Plotting code records:
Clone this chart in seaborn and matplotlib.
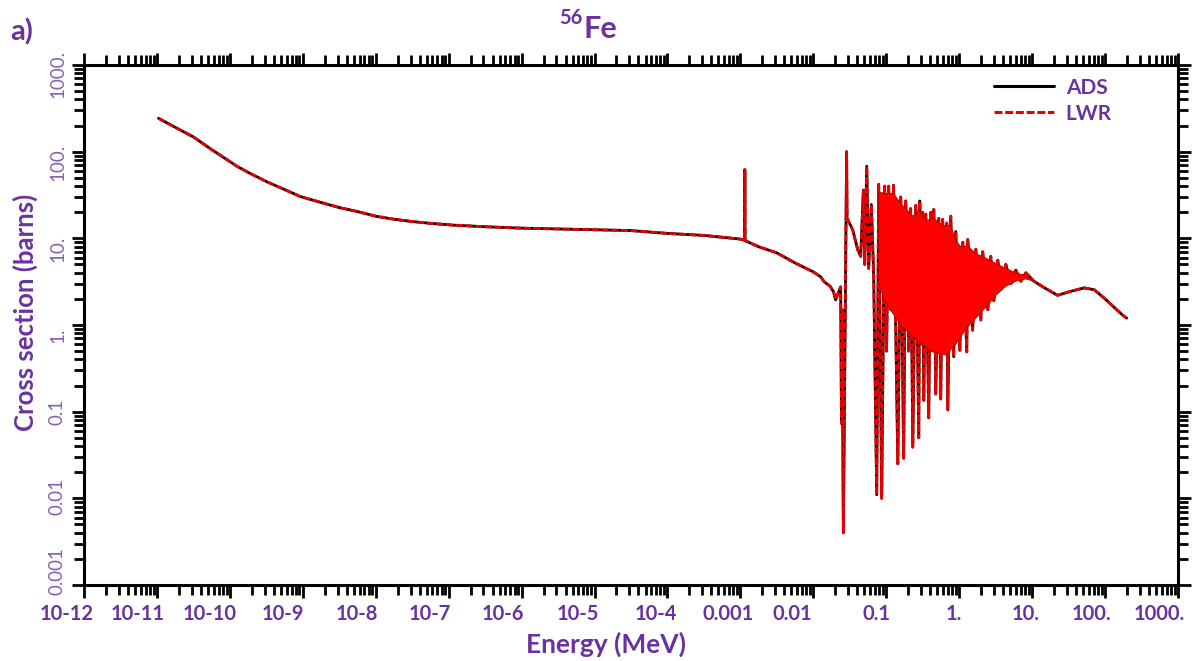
import numpy as np
import pandas as pd
import matplotlib
matplotlib.use("Agg")
import matplotlib.pyplot as plt
import seaborn as sns
from matplotlib.ticker import LogLocator, NullFormatter
from matplotlib.transforms import ScaledTranslation

# ---------------- data ----------------
energy_mev = [
    1.05e-11, 1.78e-11, 3.2e-11, 5.6e-11, 1.26e-10, 1.78e-10, 3.2e-10,
    5.6e-10, 9.2e-10, 1.78e-9, 3.2e-9, 5.6e-9, 1.0e-8, 1.78e-8, 3.2e-8,
    5.6e-8, 1.15e-7, 3.2e-7, 1.0e-6, 3.1e-5, 1.0e-4, 3.2e-4, 1.0e-3,
    1.14e-3, 1.15e-3, 1.16e-3, 1.78e-3, 3.16e-3, 5.6e-3, 0.0100, 0.0126,
    0.0141, 0.0170, 0.0190, 0.0202, 0.0237, 0.0243, 0.0248,
    0.0258, 0.0286, 0.0290, 0.0346, 0.0406, 0.0446, 0.0485, 0.0506, 0.0540,
    0.0574, 0.0625, 0.0673, 0.0740, 0.0787, 0.0865, 0.0951, 0.101, 0.108,
    0.115, 0.126, 0.144, 0.158, 0.173, 0.185, 0.203, 0.216, 0.231, 0.254,
    0.279, 0.288, 0.306, 0.316, 0.327, 0.348, 0.382, 0.407, 0.434, 0.448,
    0.477, 0.525, 0.558, 0.594, 0.630, 0.675, 0.697, 0.766, 0.841, 0.897,
    1.02, 1.12, 1.27, 1.31, 1.53, 1.69, 1.98, 2.10, 2.47, 2.71, 2.98, 3.38,
    3.72, 4.36, 5.10, 5.97, 7.00, 8.19, 10.6, 14.6, 22.3, 34.0, 51.8, 71.0,
    97.0, 133.0, 174.0, 198.0,
]
xs_ads = [
    243, 191, 147, 106, 67.6, 57.7, 45,
    36.6, 30.4, 25.9, 22.6, 20.4, 18.0, 16.6, 15.6,
    14.9, 14.2, 13.6, 13.1, 12.3, 11.4, 10.8, 9.8,
    9.5, 62, 9.4, 8.0, 6.8, 5.2, 4.1, 3.6,
    3.15, 2.8, 2.4, 1.95, 2.75, 0.073, 1.5,
    0.004, 100, 17, 12.6, 7.4, 6.2, 36, 5.0, 68,
    4.5, 24.6, 3.5, 0.011, 42, 0.010, 40, 0.5, 40,
    1.5, 41, 0.025, 30, 0.029, 27, 0.5, 22, 0.039, 24,
    0.05, 27, 0.6, 20, 0.135, 19, 0.085, 20, 0.5, 21.5,
    0.16, 17, 0.14, 16.5, 0.5, 15, 0.105, 18, 0.43, 12,
    0.51, 9, 0.49, 9.7, 0.87, 7.5, 1.14, 7.0, 1.5, 6.2, 1.9, 5.6,
    2.75, 5.0, 3.0, 4.3, 3.2, 4.0, 3.2, 2.7, 2.2, 2.45, 2.68, 2.55,
    2.05, 1.6, 1.3, 1.2,
]
xs_lwr = list(xs_ads)  # both curves coincide in the reference

# dense resonance band, upper and lower edges
band_upper_e = [0.0787, 0.0982, 0.126, 0.158, 0.185, 0.231, 0.279, 0.348,
                0.448, 0.594, 0.766, 0.897, 1.05, 1.31, 1.69, 2.10, 2.71,
                3.38, 4.36, 5.97, 8.19, 10.6]
band_upper_xs = [34, 33, 33, 25, 22, 18, 21, 16, 17, 14, 14, 9.5, 8, 8.2,
                 6.6, 6.2, 5.5, 5.0, 4.5, 4.0, 3.7, 3.2]
band_lower_e = [0.0787, 0.0982, 0.158, 0.254, 0.407, 0.653, 0.897, 1.23,
                1.69, 2.31, 3.18, 4.36, 5.97, 8.19, 10.6]
band_lower_xs = [3.0, 1.8, 1.0, 0.7, 0.5, 0.45, 0.6, 0.9, 1.2, 1.6, 2.2,
                 2.8, 3.2, 3.4, 3.2]

x_tick_values = [1e-12, 1e-11, 1e-10, 1e-9, 1e-8, 1e-7, 1e-6, 1e-5, 1e-4,
                 1e-3, 1e-2, 1e-1, 1e0, 1e1, 1e2, 1e3]
x_tick_labels = ["10-12", "10-11", "10-10", "10-9", "10-8", "10-7", "10-6",
                 "10-5", "10-4", "0.001", "0.01", "0.1", "1.", "10.", "100.",
                 "1000."]
y_tick_values = [1e-3, 1e-2, 1e-1, 1e0, 1e1, 1e2, 1e3]
y_tick_labels = ["0.001", "0.01", "0.1", "1.", "10.", "100.", "1000."]

series_names = ["ADS", "LWR"]

# ---------------- style ----------------
PURPLE = "#6a329f"
PURPLE_LIGHT = "#8660b4"
sns.set_theme(style="ticks")
plt.rcParams["font.family"] = ["Lato", "DejaVu Sans"]

fig = plt.figure(figsize=(12.03, 6.61), dpi=100)
L, R, T, B = 84, 1178, 65, 585
W, H = 1203, 661
ax = fig.add_axes([L / W, 1 - B / H, (R - L) / W, (B - T) / H])

n = len(energy_mev)
df = pd.DataFrame({
    "Energy": energy_mev + energy_mev,
    "CrossSection": xs_ads + xs_lwr,
    "Reactor": [series_names[0]] * n + [series_names[1]] * n,
})

ax.set_xscale("log")
ax.set_yscale("log")

sns.lineplot(
    data=df, x="Energy", y="CrossSection", hue="Reactor", style="Reactor",
    palette={"ADS": "black", "LWR": "#e80000"},
    dashes={"ADS": "", "LWR": (2.6, 0.9)},
    estimator=None, sort=False, lw=2.0, ax=ax, zorder=2,
)

# solid red band of the dense resonances (drawn over the line edges)
poly_e = list(band_upper_e) + list(band_lower_e[::-1])
poly_xs = list(band_upper_xs) + list(band_lower_xs[::-1])
ax.fill(poly_e, poly_xs, facecolor="#ff0000", edgecolor="#b00000", lw=0.6, zorder=3)

ax.set_xlim(1e-12, 1e3)
ax.set_ylim(1e-3, 1e3)

ax.set_xticks(x_tick_values)
ax.set_xticklabels(x_tick_labels)
ax.set_yticks(y_tick_values)
ax.set_yticklabels(y_tick_labels)
ax.xaxis.set_minor_locator(LogLocator(base=10, subs=np.arange(2, 10), numticks=100))
ax.yaxis.set_minor_locator(LogLocator(base=10, subs=np.arange(2, 10), numticks=100))
ax.xaxis.set_minor_formatter(NullFormatter())
ax.yaxis.set_minor_formatter(NullFormatter())

ax.tick_params(which="both", direction="out", top=True, right=True,
               color="black", width=2.0)
ax.tick_params(which="major", length=9)
ax.tick_params(which="minor", length=7)
ax.tick_params(axis="x", which="major", labelsize=14.5, labelcolor=PURPLE, pad=5)
ax.tick_params(axis="y", which="major", labelsize=13.5, labelcolor=PURPLE_LIGHT, pad=4)

# the reference's labels sit a little off their ticks
x_label_shift_px = [-17, -19, -20, -20, -19, -19, -19, -17, -12, -12, -21,
                    -10, -5, -6, -14, -19]
for lab, dx in zip(ax.get_xticklabels(), x_label_shift_px):
    lab.set_fontweight("bold")
    lab.set_transform(lab.get_transform() + ScaledTranslation(dx / 100, 0, fig.dpi_scale_trans))
y_label_shift_px = [14, 2, 0, -10, -11, -11, -9]
for lab, dy in zip(ax.get_yticklabels(), y_label_shift_px):
    lab.set_rotation(90)
    lab.set_va("center")
    lab.set_transform(lab.get_transform() + ScaledTranslation(0, dy / 100, fig.dpi_scale_trans))

for sp in ax.spines.values():
    sp.set_linewidth(2.2)
    sp.set_color("black")

ax.set_xlabel("Energy (MeV)", fontsize=19, fontweight="bold", color=PURPLE)
ax.set_ylabel("Cross section (barns)", fontsize=18.5, fontweight="bold", color=PURPLE)
ax.xaxis.set_label_coords((606 - L) / (R - L), -(644 - B) / (B - T))
ax.xaxis.label.set_va("center")
ax.yaxis.set_label_coords(-(L - 25) / (R - L), (B - 312) / (B - T))
ax.yaxis.label.set_va("center")

# legend
sns.move_legend(ax, "upper left", bbox_to_anchor=((975 - L) / (R - L), 1.012),
                frameon=False, title=None, handlelength=2.9,
                fontsize=15, handletextpad=0.55, labelspacing=0.3)
leg = ax.get_legend()
leg.set_zorder(5)
for t in leg.get_texts():
    t.set_color(PURPLE)
    t.set_fontweight("bold")
for h in leg.get_lines():
    h.set_linewidth(2.2)

# title and panel letter
fig.text(584 / W, 1 - 38 / H, "Fe", fontsize=22, fontweight="bold",
         color=PURPLE, ha="left", va="baseline")
fig.text(583 / W, 1 - 24 / H, "56", fontsize=14.5, fontweight="bold",
         color=PURPLE, ha="right", va="baseline")
fig.text(10 / W, 1 - 40 / H, "a)", fontsize=21, fontweight="bold",
         color=PURPLE, ha="left", va="baseline")

fig.savefig("out.png", dpi=100, facecolor="white")
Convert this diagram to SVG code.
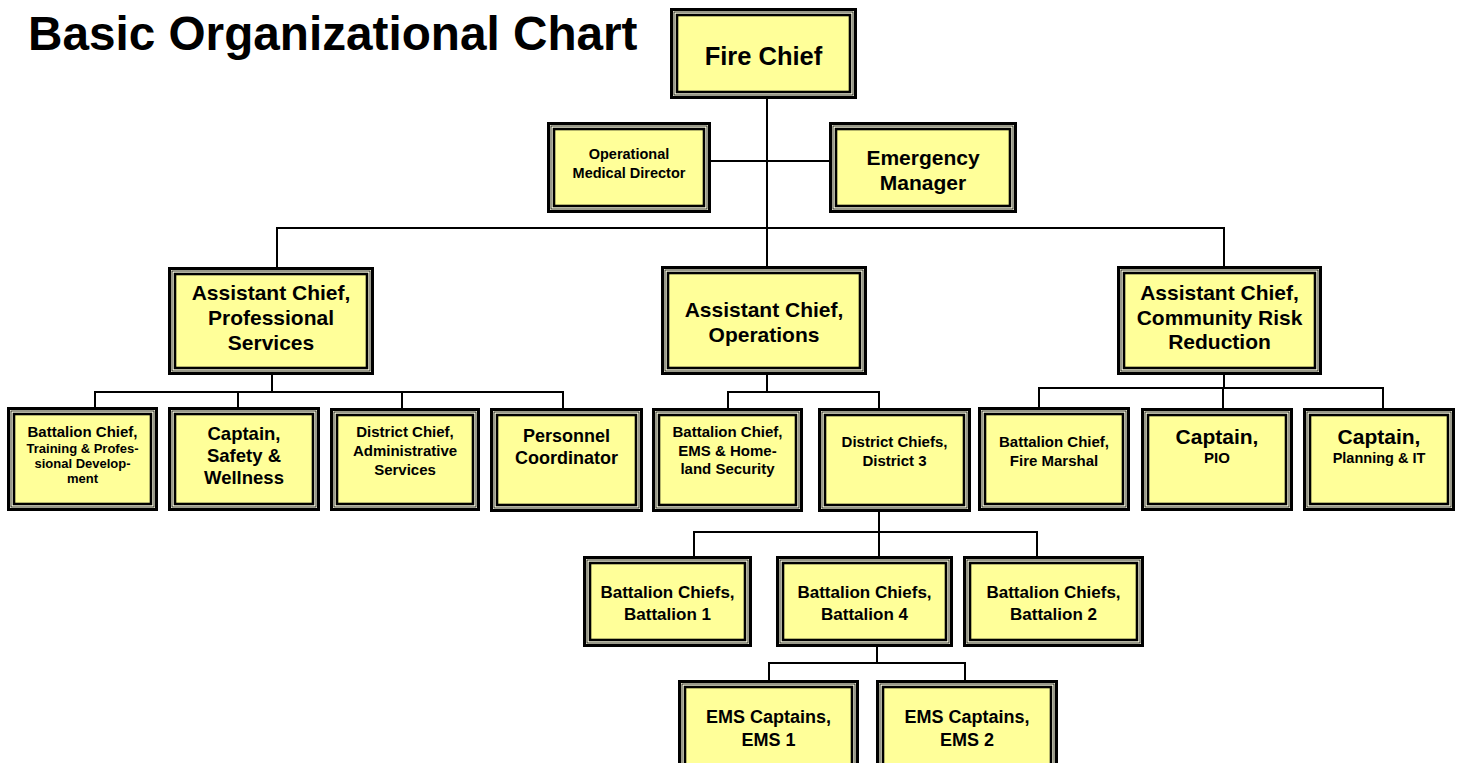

_What is expected_: From the listing above, return each line with the word "matplotlib".

_Result for this task_:
Clone this chart in seaborn and matplotlib.
import matplotlib
matplotlib.use("Agg")
import matplotlib.pyplot as plt
from matplotlib.ticker import LogLocator, NullFormatter
from matplotlib.transforms import ScaledTranslation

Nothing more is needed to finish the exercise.